Database partitioning

We’ve been experimenting lately with database partitioning (in version 2.3.2-dev, make sure to update your kettle.jar to the latest snapshot). In our context, database partitioning means that we divide our data over a cluster of several databases.

A typical way of doing that is that you divide the customer_id by the number of hosts in the cluster and get the remainder. If the remainder is 0, you store the data on the first host in the cluster, 1 for the second, 2 for the third, etc.

This sort of thing is something that we’ve been implementing in Kettle for the last couple of weeks. The reasoning is simple: if one database is not up to the task, split the load over 2 or 5 or 10 databases on any amount of hosts.  ( Now imagine all the PCs at work all running an in-memory database :-) )
Besides small changes to the Kettle transformation engine, we also added meta-data that allows you to specify the information it needs to work. Let’s take a look at a sample transformation:

Database Partitiong Sample

As you can see from the image above, we have added some text to the top of the partitioned steps. “P” indicates that the step is partitioned, “x5″ is the number of copies that will be launched for the same amount of partitions. Also: the fieldname that we partition on is shown between brackets. Finally, the partitioning schema name is shown.

Let’s take a look on what the transformation does:

  1. It performs a “SELECT * FROM T2″ on a cluster. In this case that means that the same statement is executed 5 times on 5 different databases/hosts.
  2. It adds a sequence “new_id” in a partitioned way: using 5 different steps.
  3. We re-partition the data and store it on a different cluster with 3 hosts called “Cluster with 3″
  4. We store the data in 3 text files using the new internal variable ${Internal.Step.Partition.ID}

Now, how do we enter the meta-data for this?

Well, to start off, we added a new tab to the database dialog:

Reference database connection

As you can see, nothing much changed, the information entered in the usual place: hostname/databas/port is our reference database. This is the database you expore and reference in general. However, all the DDL is now executed against all the hosts in this cluster: (cluster tab)

Database clustering

As you can see, we can add the hosts that participate in the cluster as well as the database name and port. Note that I don’t have a lot of machines to play with, so I’m just using 5 different databases on the same host.

What we need to do then is create a partitioning schema for the transformation. You can enter the partitioning schema in the transformation settings dialog (CTRL-T):

Schema editor

The button “Get partitions” allows you to take over the partition IDs you specified in one of the partitioned database connections.

With this information we can now configure the steps we want to partition. Click right on the step in the graphical view:

Partitioning step menu

This will allow you to select the partitioning method:

Partitioning method

As you can see, we only do Rest of division at the moment, but in the future (with your help) we could implement any kind of partitioning including mirroring, etc. In the case of the rest-of-division partitioning method we need the fieldname to get the ID from:

Partitioning field

Finally, we need to specify the partitioning schema: this will allow the step to “map” onto the correct partitioning schema. Also, when the schema of the previous step is different from the next step, we need to “re-partition” : we need to calculate a new partition in stead of sticking with the old one.

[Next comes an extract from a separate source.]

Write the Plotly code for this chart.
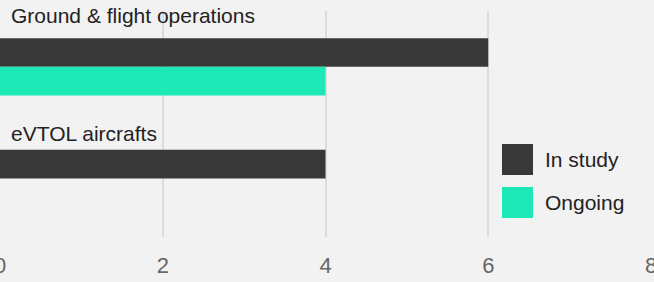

Partition schema selection

That’s all there is to it to enable database partitioning in Kettle.

At this time, we are experimenting with this new engine and would very much like to have feedback and test results. Let us know what you think and if you can see other uses for these new features. At this time, nothing is definite yet and there is plenty of room for improvement.

Until next time,

Matt

5 comments

  • Hi Matt!

    This is a great feature! I’m very busy at the moment, but I will try and find some time to test this.

    Keep it up, Kettle Rocks Bigtime!

  • Thanks for the comment Roland.

    One thing I would like to mention is that in addition to this we will also be adding new steps to support this new way of processing data. The first step is ready and is called “Sorted Merge”. It merges sorted streams of data on the sorting key. This step again might have other uses outside of the DB-partitioning logic, but it allows you to read from the cluster and keep the results sorted.

    All the best,

    Matt

  • Tom

    That’s great!

  • Soichi Hayashi

    Thank you for this article. I understand now that the partitioning is really created to store data in multiple database – thus the name “database partitioning”. I believe the way you have implemented partition allows user to do far more. For example, if you are sorting a hash partitioned data, then you can run process on the data to do a lot of interesting functions such as removing duplication. I think having “database” on the name is somewhat awkward and gives impression that partitioning can not be used for other purposes.

    Also, as of current GA version of pentaho, I can not use partitioning on the step that is clustered across multiple slave servers. Before I submit a bug report, I’d like to know if this by design and that I can not assign each partitions on a different slave servers to increase performance.

  • Hi Soichi,

    It’s true what you say, however, a simple distribution would also allow you to do deduplication in parallel, I’m not really sure you need partitioning for that. I’ll certainly keep a name-change in mind though. (originally it was partitioning schema BTW)

    As far as mixing partititioning and clustering is concerned: that works, but you should have #partitions >= #slave-servers-in-a-cluster

    Obviously, otherwise it becomes hard to distribute the partitions over the slave servers. The assignment is automatically. If that should not work you should file a bug report with a use-case. If you want to individually/manually assign partitions to a slave server, file a feature request with a use-case.

    All the best,

    Matt